Nevertheless he was not entirely metamorphosed, for his soul was not altered, it was only forgotten; as soon as he was alone he could hear it moaning, and for this reason he avoided solitude. He persisted in not returning to St. Prix, where the family usually stayed in summer, and reinstalled himself in his apartment at Paris, on the fifth floor in the Rue d’Assas. He would not wait a week, or go back to help in the moving. He craved the friendly warmth that rose up from Paris, and poured in at his windows; any excuse was enough to plunge into it, to go down into the streets, join the groups, follow the processions, buy all the newspapers,—which he despised as a rule. He would come back more and more demoralised, anaesthetised as to what passed within him, the habit of his conscience broken, a stranger in his house, in himself;—and that is why he felt more at home out of doors than in.

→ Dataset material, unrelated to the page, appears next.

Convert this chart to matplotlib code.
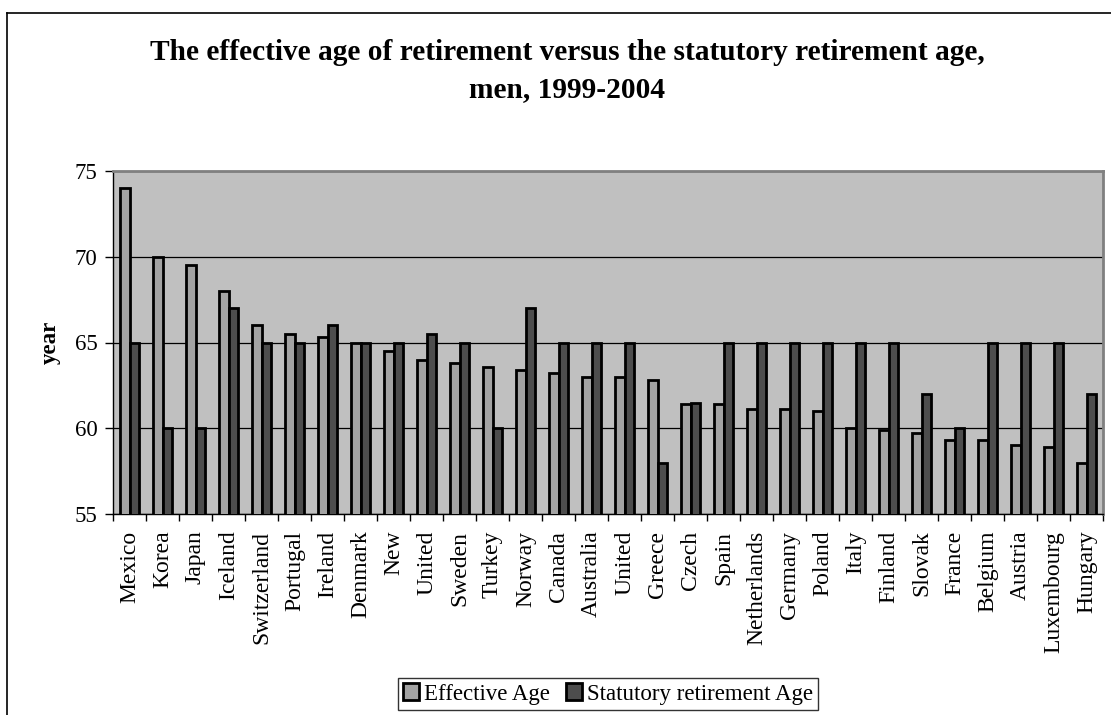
import matplotlib
matplotlib.use("Agg")
import matplotlib.pyplot as plt
import numpy as np
from matplotlib.lines import Line2D

countries = ["Mexico", "Korea", "Japan", "Iceland", "Switzerland", "Portugal", "Ireland",
             "Denmark", "New", "United", "Sweden", "Turkey", "Norway", "Canada", "Australia",
             "United", "Greece", "Czech", "Spain", "Netherlands", "Germany", "Poland", "Italy",
             "Finland", "Slovak", "France", "Belgium", "Austria", "Luxembourg", "Hungary"]
effective_age = [74.0, 70.0, 69.5, 68.0, 66.0, 65.5, 65.3, 65.0, 64.5, 64.0, 63.8, 63.6, 63.4,
                 63.2, 63.0, 63.0, 62.8, 61.4, 61.4, 61.1, 61.1, 61.0, 60.0, 59.9, 59.7, 59.3,
                 59.3, 59.0, 58.9, 58.0]
statutory_age = [65.0, 60.0, 60.0, 67.0, 65.0, 65.0, 66.0, 65.0, 65.0, 65.5, 65.0, 60.0, 67.0,
                 65.0, 65.0, 65.0, 58.0, 61.5, 65.0, 65.0, 65.0, 65.0, 65.0, 65.0, 62.0, 60.0,
                 65.0, 65.0, 65.0, 62.0]
y_ticks = [55, 60, 65, 70, 75]

plt.rcParams['font.family'] = ['Liberation Serif', 'DejaVu Serif']

W, H = 1111, 715
fig = plt.figure(figsize=(W / 100, H / 100), dpi=100)
fig.patch.set_facecolor('white')

ax = fig.add_axes([113 / W, 1 - 514 / H, (1103 - 113) / W, (514 - 171) / H])
ax.set_facecolor('#C0C0C0')

x = np.arange(len(countries))
bw = 0.29
ax.bar(x - bw / 2, effective_age, width=bw, color='#A3A3A3', edgecolor='black',
       linewidth=2.0, label='Effective Age', zorder=3)
ax.bar(x + bw / 2, statutory_age, width=bw, color='#4D4D4D', edgecolor='black',
       linewidth=2.0, label='Statutory retirement Age', zorder=3)

ax.set_ylim(55, 75)
ax.set_xlim(-0.5, len(countries) - 0.5)
ax.set_yticks(y_ticks)
ax.set_yticklabels([str(v) for v in y_ticks], fontsize=16.5)
ax.yaxis.grid(True, color='black', linewidth=0.9, zorder=1)
ax.set_axisbelow(True)

ax.set_xticks(x)
ax.set_xticklabels(countries, rotation=90, fontsize=17, va='top', ha='center')
ax.tick_params(axis='x', which='major', length=0, pad=12)
ax.set_xticks(np.arange(-0.5, len(countries) + 0.5, 1), minor=True)
ax.tick_params(axis='x', which='minor', length=5, width=1, direction='out', color='black')
ax.tick_params(axis='y', length=6, width=1, direction='out', pad=5)

for s in ['top', 'right']:
    ax.spines[s].set_color('#808080')
    ax.spines[s].set_linewidth(2)
for s in ['left', 'bottom']:
    ax.spines[s].set_color('black')
    ax.spines[s].set_linewidth(1)

ax.set_ylabel('year', fontsize=16.5, fontweight='bold', labelpad=10)

fig.text(567 / W, 1 - 71 / H, 'The effective age of retirement versus the statutory retirement age,\nmen, 1999-2004',
         ha='center', va='center', fontsize=21.2, fontweight='bold', linespacing=1.45)

leg = fig.legend(loc='center', bbox_to_anchor=(608 / W, 1 - 694 / H), ncol=2,
                 fontsize=16.5, frameon=True, fancybox=False, edgecolor='black',
                 handlelength=0.7, handleheight=0.7, handletextpad=0.2,
                 columnspacing=0.7, borderpad=0.25, borderaxespad=0)
leg.get_frame().set_linewidth(1)

# outer chart frame (left and top edges visible)
fig.add_artist(Line2D([7 / W, 7 / W], [0, 1 - 13 / H], transform=fig.transFigure,
                      color='black', linewidth=1.2))
fig.add_artist(Line2D([7 / W, 1], [1 - 13 / H, 1 - 13 / H], transform=fig.transFigure,
                      color='black', linewidth=1.2))

fig.savefig('out.png', dpi=100)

Madame Clerambault came back to Paris with her daughter, and the first evening after their arrival Clerambault carried Rosine off to the Boulevards. The solemn fervour of the first days had passed. War had begun, and truth was imprisoned. The press, the arch-liar, poured into the open mouth of the world the poisonous liquor of its stories of victories without retribution; Paris was decked as for a holiday; the houses streamed with the tricolour from top to bottom, and in the poorer quarters each garret window had its little penny flag, like a flower in the hair.
On the corner of the Faubourg Montmartre they met a strange procession. At the head marched a tall old man carrying a flag. He walked with long strides, free and supple as if he were going to leap or dance, and the skirts of his overcoat flapped in the wind. Behind came an indistinct, compact, howling mass, gentle and simple, arm in arm,—a child carried on a shoulder, a girl’s red mop of hair between a chauffeur’s cap and the helmet of a soldier. Chests out, chins raised, mouths open like black holes, shouting the Marseillaise. To right and left of the ranks, a double line of jail-bird faces, along the curbstone, ready to insult any absent-minded passer-by who failed to salute the colours. Rosine was startled to see her father fall into step at the end of the line, bare-headed, singing and talking aloud. He drew his daughter along by the arm, without noticing the nervous fingers that tried to hold him back.
When they came in Clerambault was still talkative and excited. He kept on for hours, while the two women listened to him patiently. Madame Clerambault heard little as usual, and played chorus. Rosine did not say a word, but she stealthily threw a glance at her father, and her look was like freezing water.